Rainer Kuhlen: Ja, vielleicht sollte man deshalb lieber sagen: Wer die Kompetenz und die, vor allem finanzielle, Kapazität für den Zugriff auf Wissen hat, der hat die Macht. Zu wissen, welches Wissen es gibt und wie man dran kommen kann, wird wichtiger, als es selber zu wissen. Man sieht das ja auch daran, dass mit der Metainformation im Internet mehr Geld gemacht wird als mit der Information selber. Zum Beispiel mit Suchmaschinen, intelligenten Agenten usw.
Wie können diese Zugänge offen gehalten werden?
Rainer Kuhlen: Offen gehalten? Die Zugangskanäle sind doch die ersten, die schon kommerzialisiert worden sind.
Wieso, Suchmaschinen etwa sind doch alle umsonst.
Rainer Kuhlen: Ja, das ist schon richtig. Aber wir können nicht kontrollieren, auf welche Weise die Suchergebnisse zustande kommen. Wie Sie wissen, gibt es bereits Suchmaschinen, bei denen man die ersten Plätze für die Suchergebnisse ersteigern kann. Damit können Sie sich nicht mehr darauf verlassen, dass die Ergebnisse objektiv sind.
Welche Möglichkeiten hat denn die Politik, die Rahmenbedingungen zu verändern?

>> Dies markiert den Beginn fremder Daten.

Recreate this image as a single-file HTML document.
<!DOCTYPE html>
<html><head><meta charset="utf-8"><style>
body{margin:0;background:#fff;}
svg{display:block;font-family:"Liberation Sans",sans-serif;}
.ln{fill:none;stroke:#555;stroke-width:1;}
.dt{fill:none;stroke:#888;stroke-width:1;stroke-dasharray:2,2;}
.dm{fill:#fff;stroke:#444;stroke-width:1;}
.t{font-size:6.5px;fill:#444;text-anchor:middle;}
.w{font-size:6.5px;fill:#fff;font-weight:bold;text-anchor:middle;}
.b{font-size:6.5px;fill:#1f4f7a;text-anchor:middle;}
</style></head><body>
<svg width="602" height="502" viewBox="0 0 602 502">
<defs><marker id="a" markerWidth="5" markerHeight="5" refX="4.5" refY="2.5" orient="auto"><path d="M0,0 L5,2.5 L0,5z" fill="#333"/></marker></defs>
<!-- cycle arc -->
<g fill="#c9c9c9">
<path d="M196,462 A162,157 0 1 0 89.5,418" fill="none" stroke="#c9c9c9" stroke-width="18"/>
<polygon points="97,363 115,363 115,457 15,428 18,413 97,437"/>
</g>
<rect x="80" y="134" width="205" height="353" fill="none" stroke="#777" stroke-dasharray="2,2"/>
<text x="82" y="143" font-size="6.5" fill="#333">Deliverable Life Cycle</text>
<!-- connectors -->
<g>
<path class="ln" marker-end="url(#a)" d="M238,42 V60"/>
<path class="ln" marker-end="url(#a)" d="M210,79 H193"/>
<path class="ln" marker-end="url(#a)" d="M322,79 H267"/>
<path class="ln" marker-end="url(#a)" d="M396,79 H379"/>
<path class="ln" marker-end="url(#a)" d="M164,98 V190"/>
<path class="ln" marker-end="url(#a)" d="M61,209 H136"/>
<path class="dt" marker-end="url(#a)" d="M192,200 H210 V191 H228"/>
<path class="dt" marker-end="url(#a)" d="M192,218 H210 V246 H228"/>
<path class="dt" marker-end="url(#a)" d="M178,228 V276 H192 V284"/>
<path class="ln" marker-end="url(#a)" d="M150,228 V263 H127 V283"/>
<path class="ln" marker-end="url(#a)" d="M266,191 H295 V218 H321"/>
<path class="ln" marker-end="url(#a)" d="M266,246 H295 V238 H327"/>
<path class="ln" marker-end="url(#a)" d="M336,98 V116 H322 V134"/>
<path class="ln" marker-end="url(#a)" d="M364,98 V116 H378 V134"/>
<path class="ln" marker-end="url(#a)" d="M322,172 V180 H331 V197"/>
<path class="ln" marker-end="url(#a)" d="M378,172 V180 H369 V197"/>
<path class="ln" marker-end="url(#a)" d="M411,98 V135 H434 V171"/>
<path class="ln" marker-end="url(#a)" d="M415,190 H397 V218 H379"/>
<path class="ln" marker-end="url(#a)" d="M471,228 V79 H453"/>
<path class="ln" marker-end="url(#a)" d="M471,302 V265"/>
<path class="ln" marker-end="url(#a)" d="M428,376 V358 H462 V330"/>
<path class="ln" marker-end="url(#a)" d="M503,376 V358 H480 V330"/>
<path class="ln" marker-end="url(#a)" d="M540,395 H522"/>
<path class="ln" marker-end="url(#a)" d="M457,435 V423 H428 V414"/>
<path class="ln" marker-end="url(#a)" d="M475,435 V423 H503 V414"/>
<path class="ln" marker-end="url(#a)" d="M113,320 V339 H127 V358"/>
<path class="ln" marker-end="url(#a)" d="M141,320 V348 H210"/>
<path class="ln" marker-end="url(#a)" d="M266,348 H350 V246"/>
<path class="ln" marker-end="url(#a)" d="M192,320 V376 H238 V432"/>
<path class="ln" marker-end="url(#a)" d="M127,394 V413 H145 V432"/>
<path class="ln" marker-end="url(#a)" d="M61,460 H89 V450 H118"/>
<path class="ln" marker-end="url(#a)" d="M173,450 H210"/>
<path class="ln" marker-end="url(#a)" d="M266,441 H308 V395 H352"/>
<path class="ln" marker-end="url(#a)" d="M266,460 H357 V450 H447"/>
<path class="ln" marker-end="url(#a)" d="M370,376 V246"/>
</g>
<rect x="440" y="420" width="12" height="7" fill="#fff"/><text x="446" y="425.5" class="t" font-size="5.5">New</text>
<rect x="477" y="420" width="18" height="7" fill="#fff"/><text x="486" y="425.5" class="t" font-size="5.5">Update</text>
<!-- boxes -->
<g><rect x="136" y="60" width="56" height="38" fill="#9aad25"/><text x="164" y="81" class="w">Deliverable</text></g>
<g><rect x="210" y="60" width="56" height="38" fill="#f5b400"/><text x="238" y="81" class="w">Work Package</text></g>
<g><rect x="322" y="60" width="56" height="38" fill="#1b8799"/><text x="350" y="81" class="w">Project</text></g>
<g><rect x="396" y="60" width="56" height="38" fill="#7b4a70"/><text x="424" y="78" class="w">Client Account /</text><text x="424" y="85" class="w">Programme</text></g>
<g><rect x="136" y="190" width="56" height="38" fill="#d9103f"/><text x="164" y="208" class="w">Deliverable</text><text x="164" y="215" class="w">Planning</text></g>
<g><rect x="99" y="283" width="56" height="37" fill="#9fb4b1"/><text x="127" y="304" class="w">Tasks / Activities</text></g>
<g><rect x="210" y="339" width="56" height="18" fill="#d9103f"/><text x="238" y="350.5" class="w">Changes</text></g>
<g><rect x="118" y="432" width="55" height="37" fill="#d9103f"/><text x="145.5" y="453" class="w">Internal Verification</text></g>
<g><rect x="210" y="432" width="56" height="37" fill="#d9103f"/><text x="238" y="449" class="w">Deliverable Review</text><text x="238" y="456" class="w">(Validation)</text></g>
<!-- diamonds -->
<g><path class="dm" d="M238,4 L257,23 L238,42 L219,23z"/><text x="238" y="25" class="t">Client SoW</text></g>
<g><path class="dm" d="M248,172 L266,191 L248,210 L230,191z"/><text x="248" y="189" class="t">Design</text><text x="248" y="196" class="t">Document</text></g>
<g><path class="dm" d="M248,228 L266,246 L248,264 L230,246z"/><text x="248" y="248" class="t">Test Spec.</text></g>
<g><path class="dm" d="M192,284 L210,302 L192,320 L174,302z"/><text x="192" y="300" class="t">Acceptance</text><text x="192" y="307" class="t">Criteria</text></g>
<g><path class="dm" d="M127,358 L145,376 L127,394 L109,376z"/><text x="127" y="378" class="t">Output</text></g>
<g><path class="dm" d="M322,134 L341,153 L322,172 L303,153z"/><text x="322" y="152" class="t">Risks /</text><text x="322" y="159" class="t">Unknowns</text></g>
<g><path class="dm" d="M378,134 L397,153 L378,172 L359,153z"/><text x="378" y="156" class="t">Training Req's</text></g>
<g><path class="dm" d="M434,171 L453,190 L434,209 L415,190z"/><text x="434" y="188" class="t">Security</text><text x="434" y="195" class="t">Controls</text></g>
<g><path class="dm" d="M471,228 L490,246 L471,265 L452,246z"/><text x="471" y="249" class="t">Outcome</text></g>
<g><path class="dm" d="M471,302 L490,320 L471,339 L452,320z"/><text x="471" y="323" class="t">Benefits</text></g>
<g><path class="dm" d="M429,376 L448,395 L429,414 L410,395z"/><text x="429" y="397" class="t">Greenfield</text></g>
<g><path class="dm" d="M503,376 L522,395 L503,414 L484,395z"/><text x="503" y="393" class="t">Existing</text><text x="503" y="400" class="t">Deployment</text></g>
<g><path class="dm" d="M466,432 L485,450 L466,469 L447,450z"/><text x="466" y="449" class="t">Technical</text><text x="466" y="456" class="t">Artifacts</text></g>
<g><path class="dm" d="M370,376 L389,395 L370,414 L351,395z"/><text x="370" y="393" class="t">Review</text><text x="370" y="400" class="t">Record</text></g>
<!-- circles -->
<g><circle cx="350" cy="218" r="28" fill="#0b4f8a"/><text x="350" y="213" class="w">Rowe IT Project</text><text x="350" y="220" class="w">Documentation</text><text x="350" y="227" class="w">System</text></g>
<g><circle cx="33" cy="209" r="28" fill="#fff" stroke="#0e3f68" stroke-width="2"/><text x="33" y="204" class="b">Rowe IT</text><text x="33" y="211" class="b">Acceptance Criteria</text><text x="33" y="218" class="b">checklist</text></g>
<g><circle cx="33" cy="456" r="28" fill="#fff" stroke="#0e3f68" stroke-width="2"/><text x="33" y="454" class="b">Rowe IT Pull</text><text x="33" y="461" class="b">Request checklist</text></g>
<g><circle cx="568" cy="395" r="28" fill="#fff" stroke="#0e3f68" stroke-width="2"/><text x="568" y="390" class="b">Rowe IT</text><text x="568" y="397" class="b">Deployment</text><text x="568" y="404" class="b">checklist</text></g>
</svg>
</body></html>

Rainer Kuhlen: Auf die Dauer kann man nur auf globaler Basis zu Regelungen kommen. Es ist klar, dass die nationale Zuständigkeit der Regulierung von Internetphänomenen machtlos wird. Bislang scheinen allerdings internationale Organisationen wie WIPO (für Urheberrechtsschutz) oder WTO (für freien Handel) eher die Interessen der kommerziellen Informationswirtschaft zu vertreten. Die UNESCO ist mit Programmen wie "Information für all" da eher eine Ausnahme – wenn auch eine ziemlich machtlose.

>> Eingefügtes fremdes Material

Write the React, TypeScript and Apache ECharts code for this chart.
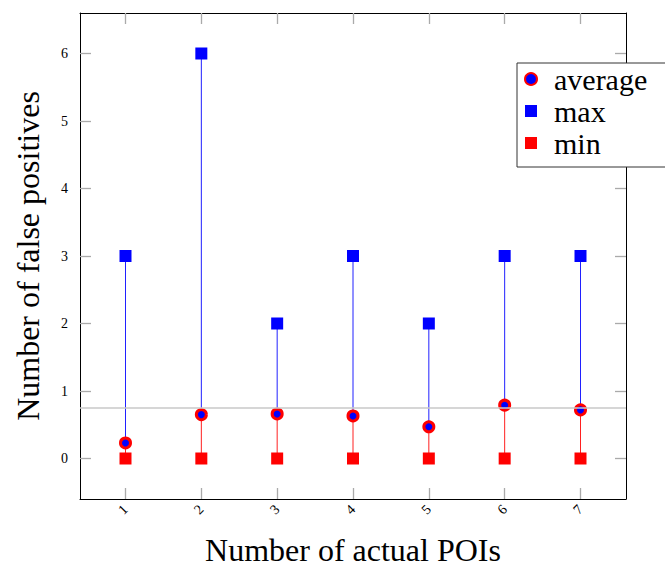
import React, { useEffect, useRef } from "react";
import * as echarts from "echarts";

const categories = [1, 2, 3, 4, 5, 6, 7];
const avgValues = [0.23, 0.65, 0.66, 0.63, 0.47, 0.79, 0.72];
const maxValues = [3, 6, 2, 3, 2, 3, 3];
const minValues = [0, 0, 0, 0, 0, 0, 0];
const yTicks = [0, 1, 2, 3, 4, 5, 6];
const refLineValue = 0.75;

const SERIF = "'Liberation Serif', 'DejaVu Serif', serif";

export default function App() {
  const ref = useRef<HTMLDivElement>(null);

  useEffect(() => {
    if (!ref.current) return;
    const chart = echarts.init(ref.current, undefined, { renderer: "svg" });

    const tickStyle = { show: true, inside: true, length: 11, lineStyle: { color: "#aaa", width: 1.3 } };
    const lineStyle = { show: true, onZero: false, lineStyle: { color: "#000", width: 1 } };

    const stemData = categories.map((c, i) => [c, minValues[i], avgValues[i], maxValues[i]]);

    chart.setOption({
      animation: false,
      grid: { left: 80, right: 39, top: 13, bottom: 68, containLabel: false, outerBoundsMode: "none" },
      legend: {
        orient: "vertical",
        left: 517,
        top: 63,
        padding: [1, 30, 9, 7],
        itemWidth: 12,
        itemHeight: 12,
        itemGap: 2,
        borderColor: "#333",
        borderWidth: 1,
        backgroundColor: "#fff",
        textStyle: { fontFamily: SERIF, fontSize: 30, color: "#000", lineHeight: 30, padding: [0, 0, 0, 12] },
        data: [
          { name: "average", icon: "circle" },
          { name: "max", icon: "rect" },
          { name: "min", icon: "rect" },
        ],
      },
      xAxis: [
        {
          type: "value",
          position: "bottom",
          min: 0.4,
          max: 7.6,
          axisLine: lineStyle,
          axisTick: { ...tickStyle, customValues: categories },
          axisLabel: { customValues: categories, rotate: 45, fontFamily: SERIF, fontSize: 14, color: "#000", margin: 8 },
          splitLine: { show: false },
          name: "Number of actual POIs",
          nameLocation: "middle",
          nameGap: 35,
          nameTextStyle: { fontFamily: SERIF, fontSize: 32, color: "#000" },
        },
        {
          type: "value",
          position: "top",
          min: 0.4,
          max: 7.6,
          axisLine: lineStyle,
          axisTick: { ...tickStyle, customValues: categories },
          axisLabel: { show: false },
          splitLine: { show: false },
        },
      ],
      yAxis: [
        {
          type: "value",
          position: "left",
          min: -0.6,
          max: 6.6,
          axisLine: lineStyle,
          axisTick: { ...tickStyle, customValues: yTicks },
          axisLabel: { customValues: yTicks, fontFamily: SERIF, fontSize: 14, color: "#000", margin: 12 },
          splitLine: { show: false },
          name: "Number of false positives",
          nameLocation: "middle",
          nameGap: 36,
          nameRotate: 90,
          nameTextStyle: { fontFamily: SERIF, fontSize: 32, color: "#000" },
        },
        {
          type: "value",
          position: "right",
          min: -0.6,
          max: 6.6,
          axisLine: lineStyle,
          axisTick: { ...tickStyle, customValues: yTicks },
          axisLabel: { show: false },
          splitLine: { show: false },
        },
      ],
      series: [
        {
          name: "ref",
          type: "line",
          data: [],
          z: 1,
          markLine: {
            silent: true,
            symbol: "none",
            label: { show: false },
            lineStyle: { type: "solid", color: "#c8c8c8", width: 1.5 },
            data: [{ yAxis: refLineValue }],
          },
        },
        {
          name: "stems",
          type: "custom",
          z: 2,
          data: stemData,
          encode: { x: 0, y: [1, 2, 3] },
          renderItem: (params: any, api: any) => {
            const x = api.value(0);
            const p0 = api.coord([x, api.value(1)]);
            const p1 = api.coord([x, api.value(2)]);
            const p2 = api.coord([x, api.value(3)]);
            return {
              type: "group",
              children: [
                {
                  type: "line",
                  shape: { x1: p0[0], y1: p0[1], x2: p1[0], y2: p1[1] },
                  style: { stroke: "#ff2020", lineWidth: 1 },
                },
                {
                  type: "line",
                  shape: { x1: p1[0], y1: p1[1], x2: p2[0], y2: p2[1] },
                  style: { stroke: "#2020ff", lineWidth: 1 },
                },
              ],
            };
          },
        },
        {
          name: "min",
          type: "scatter",
          z: 3,
          symbol: "rect",
          symbolSize: 12,
          itemStyle: { color: "#ff0000", opacity: 1 },
          data: categories.map((c, i) => [c, minValues[i]]),
        },
        {
          name: "max",
          type: "scatter",
          z: 3,
          symbol: "rect",
          symbolSize: 12,
          itemStyle: { color: "#0000ff", opacity: 1 },
          data: categories.map((c, i) => [c, maxValues[i]]),
        },
        {
          name: "average",
          type: "scatter",
          z: 4,
          symbol: "circle",
          symbolSize: 10,
          itemStyle: { color: "#0000ff", borderColor: "#ff0000", borderWidth: 3, opacity: 1 },
          data: categories.map((c, i) => [c, avgValues[i]]),
        },
      ],
    });

    return () => chart.dispose();
  }, []);

  return <div ref={ref} style={{ position: "fixed", left: 0, top: 0, width: 665, height: 567, background: "#fff" }} />;
}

Würden Sie sich eigentlich als Schwarzseher bezeichnen?
Rainer Kuhlen: Gar nicht. Ich bin sogar weniger pessimistisch als viele Kollegen. Kontrolle und Kommerz beruhen auf Software. Ich gehe davon aus, dass es für jede Software eine Gegen-Software geben wird, die eine totale Kontrolle durch private Interessen verhindert und vernünftige Ausnahmen des "Fair use" möglich macht. Wissen und Information werden sich nicht einsperren lassen.